*TASK DETAILS*
Reproduce exactly the lines below, from the first one through the line containing "W, H = 1033, 368", and omit any pictures.

*RECORDED DATA*
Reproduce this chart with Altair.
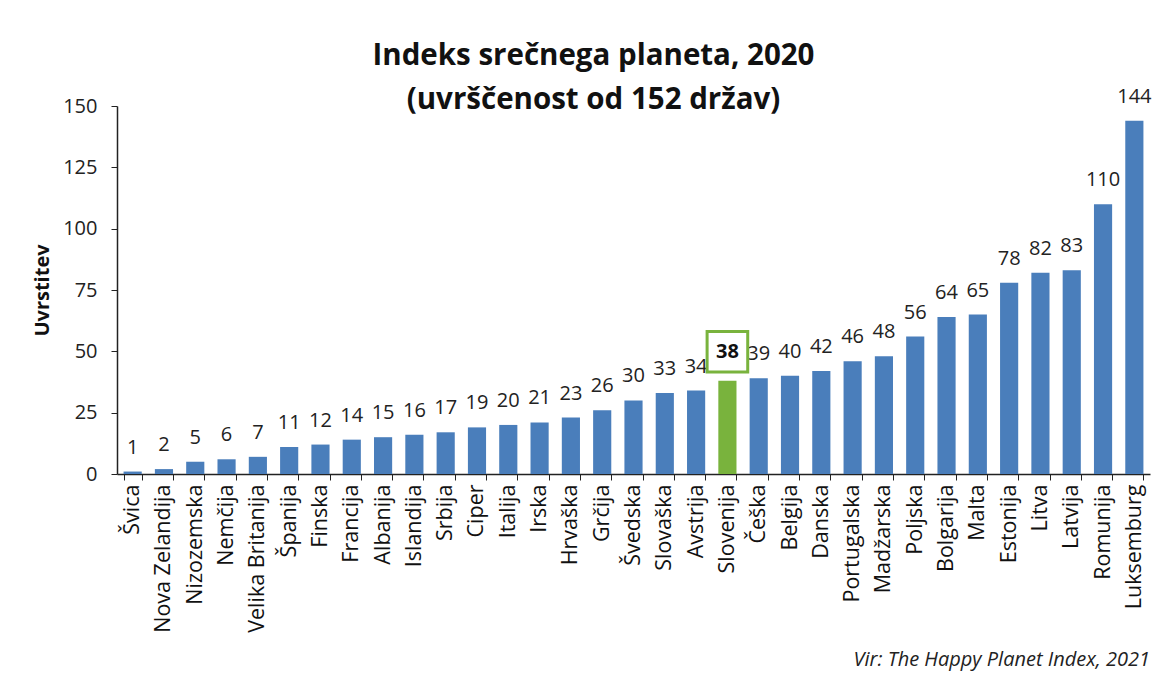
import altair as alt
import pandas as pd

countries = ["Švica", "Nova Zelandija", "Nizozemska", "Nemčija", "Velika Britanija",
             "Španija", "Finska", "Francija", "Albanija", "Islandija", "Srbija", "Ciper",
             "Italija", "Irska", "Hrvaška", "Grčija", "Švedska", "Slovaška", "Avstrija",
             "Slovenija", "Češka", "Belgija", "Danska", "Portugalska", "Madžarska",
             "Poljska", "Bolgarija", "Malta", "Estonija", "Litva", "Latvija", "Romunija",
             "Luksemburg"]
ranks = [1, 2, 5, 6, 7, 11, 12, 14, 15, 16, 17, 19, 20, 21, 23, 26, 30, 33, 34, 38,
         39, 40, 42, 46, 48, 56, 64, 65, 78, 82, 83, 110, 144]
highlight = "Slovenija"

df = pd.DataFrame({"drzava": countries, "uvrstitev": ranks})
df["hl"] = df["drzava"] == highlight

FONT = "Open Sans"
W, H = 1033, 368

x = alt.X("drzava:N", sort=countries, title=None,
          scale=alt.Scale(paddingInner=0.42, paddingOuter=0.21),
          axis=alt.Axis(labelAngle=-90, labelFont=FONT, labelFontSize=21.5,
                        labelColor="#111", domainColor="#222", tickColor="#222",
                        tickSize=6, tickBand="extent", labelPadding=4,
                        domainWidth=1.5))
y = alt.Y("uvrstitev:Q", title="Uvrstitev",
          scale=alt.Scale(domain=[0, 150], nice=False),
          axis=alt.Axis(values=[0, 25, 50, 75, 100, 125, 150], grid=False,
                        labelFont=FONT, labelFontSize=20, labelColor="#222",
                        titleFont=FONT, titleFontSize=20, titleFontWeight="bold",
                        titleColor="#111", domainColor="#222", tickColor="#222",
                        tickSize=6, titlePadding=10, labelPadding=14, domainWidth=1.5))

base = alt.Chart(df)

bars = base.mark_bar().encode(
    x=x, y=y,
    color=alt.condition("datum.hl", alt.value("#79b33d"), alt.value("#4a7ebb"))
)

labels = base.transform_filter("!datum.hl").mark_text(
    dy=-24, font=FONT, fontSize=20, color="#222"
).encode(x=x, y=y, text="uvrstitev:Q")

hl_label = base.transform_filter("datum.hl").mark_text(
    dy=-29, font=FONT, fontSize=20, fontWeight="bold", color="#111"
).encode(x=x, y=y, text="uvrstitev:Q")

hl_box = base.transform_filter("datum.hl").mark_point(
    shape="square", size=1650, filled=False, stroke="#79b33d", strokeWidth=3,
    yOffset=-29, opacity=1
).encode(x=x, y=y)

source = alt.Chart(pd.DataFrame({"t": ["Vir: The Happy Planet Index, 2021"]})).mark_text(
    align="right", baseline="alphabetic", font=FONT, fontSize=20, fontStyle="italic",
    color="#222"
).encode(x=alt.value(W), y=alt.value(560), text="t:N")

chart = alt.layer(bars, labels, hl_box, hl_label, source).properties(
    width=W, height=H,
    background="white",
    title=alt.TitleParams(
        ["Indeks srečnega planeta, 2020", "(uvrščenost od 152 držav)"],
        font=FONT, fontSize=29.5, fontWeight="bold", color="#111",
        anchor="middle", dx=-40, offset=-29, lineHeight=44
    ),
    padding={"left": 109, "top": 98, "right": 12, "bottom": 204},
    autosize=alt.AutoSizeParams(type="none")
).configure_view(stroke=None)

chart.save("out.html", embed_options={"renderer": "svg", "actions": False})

*EXERCISE ANSWER*
Reproduce this chart with Altair.
import altair as alt
import pandas as pd

countries = ["Švica", "Nova Zelandija", "Nizozemska", "Nemčija", "Velika Britanija",
             "Španija", "Finska", "Francija", "Albanija", "Islandija", "Srbija", "Ciper",
             "Italija", "Irska", "Hrvaška", "Grčija", "Švedska", "Slovaška", "Avstrija",
             "Slovenija", "Češka", "Belgija", "Danska", "Portugalska", "Madžarska",
             "Poljska", "Bolgarija", "Malta", "Estonija", "Litva", "Latvija", "Romunija",
             "Luksemburg"]
ranks = [1, 2, 5, 6, 7, 11, 12, 14, 15, 16, 17, 19, 20, 21, 23, 26, 30, 33, 34, 38,
         39, 40, 42, 46, 48, 56, 64, 65, 78, 82, 83, 110, 144]
highlight = "Slovenija"

df = pd.DataFrame({"drzava": countries, "uvrstitev": ranks})
df["hl"] = df["drzava"] == highlight

FONT = "Open Sans"
W, H = 1033, 368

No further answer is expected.